In 1637, John Lilburne was accused with the crime of shipping seditious books into England from Holland.  Forced to appear in the now-infamous Court of Star Chamber — so-named because of the stars painted on the roof of the room in which its proceedings were held — Lilburne refused to swear the “oath ex officio.”  That refusal was intimately related to the ultimate abolition of the Court of Star Chamber by the English Parliament in 1641 and to the development of one of the most important modern legal rights, the right against self-incrimination.

John Lilburne

Derived from ecclesiastical Courts of Inquisition, the oath ex officio compelled an individual to answer all questions put to him truthfully, and was typically administered to those about to be accused of a crime but before being advised of the nature and scope of the charges.  Because it was complete in scope, requiring a truthful answer to any question, it became a convenient mechanism for forcing self-incriminating testimony, and was increasingly abused by the Court of Star Chamber as its proceedings became ever more secret and politically oppressive.

Like so many of the men and women who prompted the development of rights that we (perhaps too complacently) now take for granted, Lilburne was, by all accounts, an argumentative and combative man.  One of his contemporaries commented that “if John Lilburn were the last man in the world, John would fight with Lilburne, and Lilburne would fight with John.”  But this characteristic of steadfast defiance was instrumental in effecting the ultimate abolition of the Court.

After several appearances in which he refused to swear the oath, Lilburn was sentenced to a fine of £500, punishment in the pillory, and imprisonment until he acquiesced.  He was whipped more than 200 times in the street on his way to the pillory, where he harangued the gathering crowds that no one should be forced to accuse himself of a crime.  During the time of his imprisonment, which included at least one four-month period of solitary confinement, he wrote nine pamphlets.  As part of these efforts to compel him to swear the oath — without even yet addressing his alleged crime of importing seditious books — Lilburne spent nearly three years imprisoned.  It was only finally when the Long Parliament met near the end of 1640 and was inspired by a speech delivered by Oliver Cromwell that action was taken to release victims of the Court of Star Chamber’s oppression, including Lilburne.

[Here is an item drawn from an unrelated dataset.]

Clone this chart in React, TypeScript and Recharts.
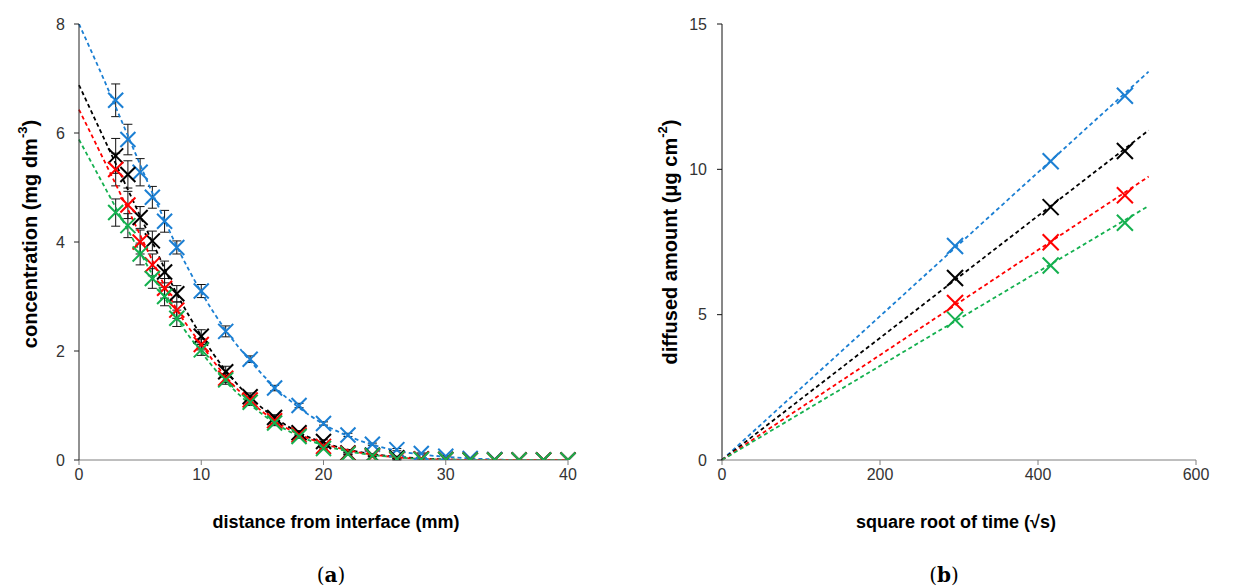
import { ComposedChart, ErrorBar, Line, Scatter, XAxis, YAxis } from "recharts";

// panel (a): concentration profiles
const distances = [3, 4, 5, 6, 7, 8, 10, 12, 14, 16, 18, 20, 22, 24, 26, 28, 30, 32, 34, 36, 38, 40];
const blueConc = [6.6, 5.88, 5.28, 4.82, 4.38, 3.9, 3.1, 2.36, 1.85, 1.32, 1.0, 0.67, 0.46, 0.29, 0.19, 0.12, 0.07, 0.03, 0.01, 0, 0, 0];
const blueErr = [0.3, 0.28, 0.25, 0.2, 0.2, 0.12, 0.12, 0.1, 0.06, 0.05, 0.04, 0.03, 0.03, 0.02, 0.02, 0.01, 0.01, 0, 0, 0, 0, 0];
const blackConc = [5.58, 5.24, 4.45, 4.02, 3.45, 3.05, 2.27, 1.62, 1.16, 0.78, 0.5, 0.34, 0.13, 0.09, 0.04, 0.02, 0.01, 0, 0, 0, 0, 0];
const blackErr = [0.32, 0.25, 0.2, 0.18, 0.2, 0.15, 0.12, 0.1, 0.07, 0.05, 0.04, 0.03, 0.02, 0.02, 0.01, 0.01, 0, 0, 0, 0, 0, 0];
const redConc = [5.33, 4.68, 4.0, 3.58, 3.15, 2.75, 2.12, 1.5, 1.1, 0.72, 0.46, 0.25, 0.12, 0.07, 0.01, 0.02, 0.01, 0, 0, 0, 0, 0];
const redErr = [0.3, 0.25, 0.22, 0.2, 0.18, 0.15, 0.1, 0.08, 0.06, 0.05, 0.04, 0.03, 0.02, 0.01, 0.01, 0, 0, 0, 0, 0, 0, 0];
const greenConc = [4.54, 4.3, 3.78, 3.33, 3.0, 2.6, 2.02, 1.47, 1.06, 0.68, 0.43, 0.21, 0.11, 0.08, 0.02, 0.01, 0.01, 0, 0, 0, 0, 0];
const greenErr = [0.25, 0.22, 0.2, 0.18, 0.17, 0.15, 0.1, 0.08, 0.06, 0.05, 0.03, 0.02, 0.02, 0.01, 0.01, 0, 0, 0, 0, 0, 0, 0];

const fitDistances = [0, 2, 4, 6, 8, 10, 12, 14, 16, 18, 20, 22, 24, 26, 28, 30, 32, 34, 36, 38, 40];
const blueFit = [8.0, 7.0, 5.95, 4.9, 3.92, 3.08, 2.38, 1.82, 1.34, 0.96, 0.66, 0.44, 0.28, 0.17, 0.1, 0.06, 0.03, 0.01, 0, 0, 0];
const blackFit = [6.88, 5.92, 4.96, 4.0, 3.05, 2.28, 1.64, 1.15, 0.78, 0.5, 0.32, 0.19, 0.11, 0.06, 0.03, 0.01, 0, 0, 0, 0, 0];
const redFit = [6.43, 5.52, 4.6, 3.66, 2.76, 2.12, 1.53, 1.08, 0.72, 0.47, 0.3, 0.18, 0.1, 0.05, 0.02, 0.01, 0, 0, 0, 0, 0];
const greenFit = [5.88, 5.05, 4.22, 3.4, 2.6, 1.98, 1.44, 1.02, 0.68, 0.44, 0.27, 0.16, 0.09, 0.05, 0.02, 0.01, 0, 0, 0, 0, 0];

// panel (b): diffused amount vs sqrt(t)
const rootTime = [295, 416, 510];
const blueAmount = [7.36, 10.28, 12.53];
const blackAmount = [6.26, 8.7, 10.63];
const redAmount = [5.4, 7.49, 9.11];
const greenAmount = [4.83, 6.69, 8.16];
const fitRootTime = [0, 540];
const blueAmountFit = [0, 13.36];
const blackAmountFit = [0, 11.34];
const redAmountFit = [0, 9.75];
const greenAmountFit = [0, 8.74];

const distTicks = [0, 10, 20, 30, 40];
const concTicks = [0, 2, 4, 6, 8];
const timeTicks = [0, 200, 400, 600];
const amountTicks = [0, 5, 10, 15];

const BLUE = "#1b7fd3";
const BLACK = "#000000";
const RED = "#ff0000";
const GREEN = "#14b04f";

const pts = (xs: number[], ys: number[], errs?: number[]) =>
  xs.map((x, i) => ({ x, y: ys[i], err: errs ? errs[i] : 0 }));

const makeCross = (color: string, r: number) => (p: any) => {
  const { cx, cy } = p;
  if (cx == null || cy == null) return <g />;
  return (
    <g>
      <line x1={cx - r} y1={cy - r} x2={cx + r} y2={cy + r} stroke={color} strokeWidth={2} />
      <line x1={cx - r} y1={cy + r} x2={cx + r} y2={cy - r} stroke={color} strokeWidth={2} />
    </g>
  );
};

const tickStyle = { fill: "#333", fontSize: 16 };
const dash = "4 3";

const leftSeries = [
  { color: BLUE, marks: pts(distances, blueConc, blueErr), fit: pts(fitDistances, blueFit) },
  { color: BLACK, marks: pts(distances, blackConc, blackErr), fit: pts(fitDistances, blackFit) },
  { color: RED, marks: pts(distances, redConc, redErr), fit: pts(fitDistances, redFit) },
  { color: GREEN, marks: pts(distances, greenConc, greenErr), fit: pts(fitDistances, greenFit) },
];

const rightSeries = [
  { color: BLUE, marks: pts(rootTime, blueAmount), fit: pts(fitRootTime, blueAmountFit) },
  { color: BLACK, marks: pts(rootTime, blackAmount), fit: pts(fitRootTime, blackAmountFit) },
  { color: RED, marks: pts(rootTime, redAmount), fit: pts(fitRootTime, redAmountFit) },
  { color: GREEN, marks: pts(rootTime, greenAmount), fit: pts(fitRootTime, greenAmountFit) },
];

function ConcentrationChart() {
  return (
    <ComposedChart width={625} height={587} margin={{ top: 24, right: 57, bottom: 97, left: 0 }}>
      <XAxis
        type="number"
        dataKey="x"
        domain={[0, 40]}
        ticks={distTicks}
        tick={tickStyle}
        stroke="#7f7f7f"
        tickSize={5}
        tickMargin={4}
        height={30}
      />
      <YAxis
        type="number"
        dataKey="y"
        domain={[0, 8]}
        ticks={concTicks}
        tick={tickStyle}
        stroke="#222"
        tickSize={5}
        tickMargin={9}
        width={79}
        allowDataOverflow
      />
      {leftSeries.map((s, i) => (
        <Scatter key={"m" + i} data={s.marks} dataKey="y" shape={makeCross(s.color, 7.5)} isAnimationActive={false}>
          <ErrorBar dataKey="err" direction="y" width={4.5} stroke="#111" strokeWidth={1} />
        </Scatter>
      ))}
      {leftSeries.map((s, i) => (
        <Line
          key={"f" + i}
          data={s.fit}
          dataKey="y"
          type="monotone"
          stroke={s.color}
          strokeWidth={1.8}
          strokeDasharray={dash}
          dot={false}
          isAnimationActive={false}
        />
      ))}
    </ComposedChart>
  );
}

function AmountChart() {
  return (
    <ComposedChart width={625} height={587} margin={{ top: 24, right: 54, bottom: 97, left: 0 }}>
      <XAxis
        type="number"
        dataKey="x"
        domain={[0, 600]}
        ticks={timeTicks}
        tick={tickStyle}
        stroke="#7f7f7f"
        tickSize={5}
        tickMargin={4}
        height={30}
      />
      <YAxis
        type="number"
        dataKey="y"
        domain={[0, 15]}
        ticks={amountTicks}
        tick={tickStyle}
        stroke="#111"
        tickSize={5}
        tickMargin={10}
        width={97}
      />
      {rightSeries.map((s, i) => (
        <Line
          key={"f" + i}
          data={s.fit}
          dataKey="y"
          type="linear"
          stroke={s.color}
          strokeWidth={1.8}
          strokeDasharray={dash}
          dot={false}
          isAnimationActive={false}
        />
      ))}
      {rightSeries.map((s, i) => (
        <Scatter key={"m" + i} data={s.marks} dataKey="y" shape={makeCross(s.color, 8)} isAnimationActive={false} />
      ))}
    </ComposedChart>
  );
}

export default function App() {
  const titleFont = { fontWeight: 700, fontSize: 18, fill: "#000" };
  const yTitleFont = { ...titleFont, fontSize: 20 };
  return (
    <div
      style={{
        position: "absolute",
        left: 0,
        top: 0,
        width: 1250,
        height: 587,
        background: "#fff",
        fontFamily: "'Liberation Sans', Arial, sans-serif",
      }}
    >
      <div style={{ position: "absolute", left: 0, top: 0 }}>
        <ConcentrationChart />
      </div>
      <div style={{ position: "absolute", left: 625, top: 0 }}>
        <AmountChart />
      </div>
      <svg width={1250} height={587} style={{ position: "absolute", left: 0, top: 0, pointerEvents: "none" }}>
        <text x={30} y={234} transform="rotate(-90 30 234)" textAnchor="middle" dominantBaseline="central" {...yTitleFont}>
          concentration (mg dm<tspan dy={-8} fontSize={13}>-3</tspan>
          <tspan dy={8}>)</tspan>
        </text>
        <text x={670} y={242} transform="rotate(-90 670 242)" textAnchor="middle" dominantBaseline="central" {...yTitleFont}>
          diffused amount (μg cm<tspan dy={-8} fontSize={13}>-2</tspan>
          <tspan dy={8}>)</tspan>
        </text>
        <text x={336} y={522} textAnchor="middle" dominantBaseline="central" {...titleFont}>
          distance from interface (mm)
        </text>
        <text x={956} y={522} textAnchor="middle" dominantBaseline="central" {...titleFont}>
          square root of time (√s)
        </text>
        <text x={331} y={575} textAnchor="middle" dominantBaseline="central" fontSize={20} fontFamily="'DejaVu Serif', 'Liberation Serif', serif">
          (<tspan fontWeight={700}>a</tspan>)
        </text>
        <text x={944} y={575} textAnchor="middle" dominantBaseline="central" fontSize={20} fontFamily="'DejaVu Serif', 'Liberation Serif', serif">
          (<tspan fontWeight={700}>b</tspan>)
        </text>
      </svg>
    </div>
  );
}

Lilburne’s example was one of several that served to develop the modern concepts of a presumption of innocence, the right not to incriminate oneself, and the recognition that the refusal to answer an incriminating question carries no implication of guilt.  For hundreds of years now, these have formed part of the bedrock of criminal law and we are all too aware of the potential for oppression by the state when they are relaxed.  In the United States, the right not to incriminate oneself is, of course, enshrouded in the Fifth Amendment of the Bill of Rights:  “No person … shall be compelled in any criminal case to be a witness against himself.”

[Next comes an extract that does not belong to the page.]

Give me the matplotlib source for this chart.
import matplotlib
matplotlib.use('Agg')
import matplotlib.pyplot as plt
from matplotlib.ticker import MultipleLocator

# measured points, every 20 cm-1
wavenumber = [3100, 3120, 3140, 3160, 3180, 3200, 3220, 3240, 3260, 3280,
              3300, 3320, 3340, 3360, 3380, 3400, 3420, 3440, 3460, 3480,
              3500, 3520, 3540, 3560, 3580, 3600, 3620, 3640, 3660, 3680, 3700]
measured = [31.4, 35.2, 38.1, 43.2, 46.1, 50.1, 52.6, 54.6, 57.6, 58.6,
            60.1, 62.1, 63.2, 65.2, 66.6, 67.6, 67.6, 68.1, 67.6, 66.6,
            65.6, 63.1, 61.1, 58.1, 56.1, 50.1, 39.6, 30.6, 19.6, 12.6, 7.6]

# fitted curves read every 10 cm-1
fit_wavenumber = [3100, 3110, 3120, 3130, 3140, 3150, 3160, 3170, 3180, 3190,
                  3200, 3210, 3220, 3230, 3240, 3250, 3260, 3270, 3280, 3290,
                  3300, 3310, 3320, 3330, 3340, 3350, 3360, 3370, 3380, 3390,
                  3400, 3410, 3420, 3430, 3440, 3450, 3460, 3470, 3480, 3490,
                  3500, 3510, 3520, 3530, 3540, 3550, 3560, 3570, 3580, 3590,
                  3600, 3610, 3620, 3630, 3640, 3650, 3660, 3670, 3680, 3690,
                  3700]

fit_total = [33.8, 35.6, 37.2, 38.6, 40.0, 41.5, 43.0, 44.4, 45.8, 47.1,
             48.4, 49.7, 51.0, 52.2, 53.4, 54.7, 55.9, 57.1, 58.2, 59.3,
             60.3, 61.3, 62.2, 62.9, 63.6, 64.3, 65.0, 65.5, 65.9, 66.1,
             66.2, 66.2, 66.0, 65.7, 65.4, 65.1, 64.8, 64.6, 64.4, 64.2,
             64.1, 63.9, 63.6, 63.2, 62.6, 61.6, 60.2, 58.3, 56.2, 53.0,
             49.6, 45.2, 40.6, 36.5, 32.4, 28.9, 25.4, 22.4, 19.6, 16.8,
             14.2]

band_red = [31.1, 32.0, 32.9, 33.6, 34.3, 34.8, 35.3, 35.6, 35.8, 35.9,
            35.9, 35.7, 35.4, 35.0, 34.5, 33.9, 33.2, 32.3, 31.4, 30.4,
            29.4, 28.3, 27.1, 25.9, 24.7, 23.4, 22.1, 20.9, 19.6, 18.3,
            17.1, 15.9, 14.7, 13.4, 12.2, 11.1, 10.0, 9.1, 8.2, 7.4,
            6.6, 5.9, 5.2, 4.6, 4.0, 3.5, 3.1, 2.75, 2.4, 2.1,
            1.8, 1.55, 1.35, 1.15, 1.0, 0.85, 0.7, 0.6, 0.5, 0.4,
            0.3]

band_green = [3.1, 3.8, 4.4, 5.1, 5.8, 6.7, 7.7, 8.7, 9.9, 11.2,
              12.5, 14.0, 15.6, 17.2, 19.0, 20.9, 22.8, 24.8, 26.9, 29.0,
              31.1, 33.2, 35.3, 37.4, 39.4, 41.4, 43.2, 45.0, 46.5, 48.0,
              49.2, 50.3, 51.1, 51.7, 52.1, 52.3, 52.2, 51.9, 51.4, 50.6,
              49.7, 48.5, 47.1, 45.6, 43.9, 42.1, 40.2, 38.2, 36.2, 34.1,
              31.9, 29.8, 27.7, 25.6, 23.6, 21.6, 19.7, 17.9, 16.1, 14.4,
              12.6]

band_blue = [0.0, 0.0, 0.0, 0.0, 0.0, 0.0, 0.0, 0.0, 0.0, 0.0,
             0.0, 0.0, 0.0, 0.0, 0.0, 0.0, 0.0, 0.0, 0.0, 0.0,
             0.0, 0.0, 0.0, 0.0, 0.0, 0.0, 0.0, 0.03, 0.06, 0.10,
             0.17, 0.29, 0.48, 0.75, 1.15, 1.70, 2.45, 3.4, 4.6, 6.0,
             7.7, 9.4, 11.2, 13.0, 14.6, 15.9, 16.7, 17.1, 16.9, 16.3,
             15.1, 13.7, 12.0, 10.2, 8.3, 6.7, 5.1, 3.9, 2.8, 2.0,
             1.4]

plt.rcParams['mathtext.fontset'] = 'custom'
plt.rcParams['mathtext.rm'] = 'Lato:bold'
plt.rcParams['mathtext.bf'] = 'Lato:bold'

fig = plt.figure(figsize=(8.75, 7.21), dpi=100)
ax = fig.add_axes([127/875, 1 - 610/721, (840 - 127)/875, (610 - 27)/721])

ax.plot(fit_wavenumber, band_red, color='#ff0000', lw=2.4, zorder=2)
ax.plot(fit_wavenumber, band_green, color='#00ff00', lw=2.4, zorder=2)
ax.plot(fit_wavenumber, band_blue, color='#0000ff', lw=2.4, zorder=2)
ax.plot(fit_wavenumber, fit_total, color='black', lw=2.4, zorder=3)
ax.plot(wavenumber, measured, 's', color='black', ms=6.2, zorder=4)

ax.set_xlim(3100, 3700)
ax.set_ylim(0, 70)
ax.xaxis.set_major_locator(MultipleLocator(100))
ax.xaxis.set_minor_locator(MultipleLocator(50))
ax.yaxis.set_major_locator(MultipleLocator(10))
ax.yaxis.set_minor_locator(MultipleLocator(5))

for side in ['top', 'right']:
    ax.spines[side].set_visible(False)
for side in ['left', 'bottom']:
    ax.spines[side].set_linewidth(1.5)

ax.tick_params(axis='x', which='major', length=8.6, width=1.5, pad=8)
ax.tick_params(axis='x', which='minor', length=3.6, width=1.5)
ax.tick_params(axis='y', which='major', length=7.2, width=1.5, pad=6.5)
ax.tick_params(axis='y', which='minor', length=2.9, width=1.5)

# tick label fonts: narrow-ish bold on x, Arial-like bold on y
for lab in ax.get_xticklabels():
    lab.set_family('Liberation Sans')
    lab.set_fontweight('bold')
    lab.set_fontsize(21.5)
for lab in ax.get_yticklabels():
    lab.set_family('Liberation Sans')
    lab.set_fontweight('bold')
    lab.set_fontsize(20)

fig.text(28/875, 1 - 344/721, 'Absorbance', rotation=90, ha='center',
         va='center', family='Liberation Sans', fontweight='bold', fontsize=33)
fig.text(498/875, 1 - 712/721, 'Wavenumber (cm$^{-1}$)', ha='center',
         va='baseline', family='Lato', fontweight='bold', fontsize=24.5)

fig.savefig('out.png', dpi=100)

That right was implicated in a case in Colorado this week that is interesting because of its involvement of modern electronics technology.  The Fifth Amendment right is being asserted by Ramona Fricosu, who was indicted in 2010 on charges arising from allegedly fraudulent real-estate transactions.  As part of its investigation, the government seized, under warrant, six computers from her home, one of which is a laptop whose contents are encrypted.  Suspecting that the encrypted contents contain information relevant to its investigation and likely to be incriminating, the government has sought to compel Fricosu to type her password into the laptop so that the contents can be read.  She has refused.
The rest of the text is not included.